This is a unique book about Intellectual Property. It is aimed not only at law students studying the subject but also at interested users of IP - business people, inventors, scientists, designers and the like. It provides an outline of the basic legal principles which underpin and reguilate the subject, educatuing the reader as to the shape of the law. However, critically, it also gives insight into how the system actually works. You cannot understand chess by merely learning the rules - you also have to know how the game is played: so too with Intellectual Property.
To achieve its object the authors deliberately avoid technicalities: keeping things simple, yet direct. There are no footnotes to distract. Although cases are, inevitably, referred to, they are explained in a pithy, accessible manner. The authors try wherever possible to be both serious and light-hearted at the same time.
All major areas of IP - patents, trade marks, copyright and designs - are covered, along with briefer treatment of other rights and subjects such as breach of confidence, plant varieties and databases.
A novice reader of this book should come away both with a clear outline of IP law and a feeling for how it works. Students will be able to put their more detailed study into perspective. Users will be able to understand better how IP affects them and their businesses.
Sir Robin Jacob is the Sir Hugh Laddie Professor of Intellectual Property Law at University College London, UK.
Daniel Alexander QC is a barrister at 8 New Square Chambers and a Visiting Professor at University College London.

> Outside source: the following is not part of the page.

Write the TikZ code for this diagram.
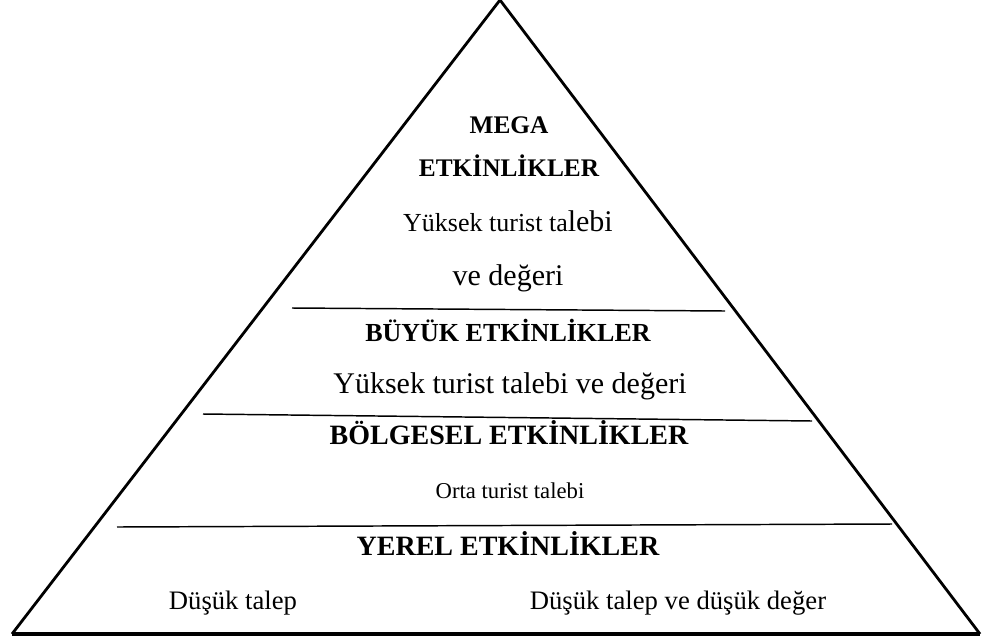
\documentclass[tikz,border=0pt]{standalone}
\usepackage{fontspec}
\setmainfont{Liberation Serif}
\usetikzlibrary{positioning}

\begin{document}
\begin{tikzpicture}[x=0.75pt,y=-0.75pt,
    level/.style={font=\bfseries\fontsize{21}{25}\selectfont, anchor=mid},
    small level/.style={font=\bfseries\fontsize{19}{23}\selectfont, anchor=mid},
    demand/.style={font=\fontsize{20}{24}\selectfont, anchor=mid},
    divider/.style={line width=1.1pt}]
    \useasboundingbox (0,0) rectangle (982,643);
    % pyramid
    \coordinate (apex) at (500,0);
    \coordinate (baseL) at (12,634);
    \coordinate (baseR) at (980,634);
    \draw[line width=2.1pt, line join=miter] (baseL) -- (apex) -- (baseR);
    \draw[line width=2.8pt] (baseL) -- (baseR);
    % dividers
    \coordinate (d1L) at (292,308); \coordinate (d1R) at (725,311);
    \coordinate (d2L) at (203,414); \coordinate (d2R) at (812,421);
    \coordinate (d3L) at (117,527); \coordinate (d3R) at (892,524);
    \draw[divider] (d1L) -- (d1R);
    \draw[divider] (d2L) -- (d2R);
    \draw[divider] (d3L) -- (d3R);
    % mega
    \node[small level] (mega) at (509,130) {MEGA};
    \node[small level] (megaB) at (509,173) {ETKİNLİKLER};
    \node[demand, font=\fontsize{22.5}{27}\selectfont] (megaD) at (508,228) {{\fontsize{19.5}{23}\selectfont Yüksek turist ta}lebi};
    \node[demand, font=\fontsize{22.5}{27}\selectfont] (megaV) at (508,282) {ve değeri};
    % buyuk
    \node[small level, font=\bfseries\fontsize{19.5}{23}\selectfont] (buyuk) at (508,338) {BÜYÜK ETKİNLİKLER};
    \node[demand, font=\fontsize{22.5}{27}\selectfont] (buyukD) at (510,390) {Yüksek turist talebi ve değeri};
    % bolgesel
    \node[level] (bolge) at (509,441) {BÖLGESEL ETKİNLİKLER};
    \node[demand, font=\fontsize{17}{20}\selectfont] (bolgeD) at (510,495) {Orta turist talebi};
    % yerel
    \node[level] (yerel) at (508,552) {YEREL ETKİNLİKLER};
    \node[demand] (yerelL) at (233,606) {Düşük talep};
    \node[demand] (yerelR) at (678,606) {Düşük talep ve düşük değer};
\end{tikzpicture}
\end{document}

His practice covers litigation in intellectual property cases, including IT and media/entertainment cases, competition, EC, commercial and administrative law.
Matthew Fisher is Senior Lecturer at University College London, where he teaches and researches in intellectual property law. He has a special interest in patents, but stresses that this should not be held against him. He is the author of Fundamentals of Patent Law: Interpretation and Scope of Protection (Hart, 2007), which won the inaugural Inner Temple Young Author's Book Prize.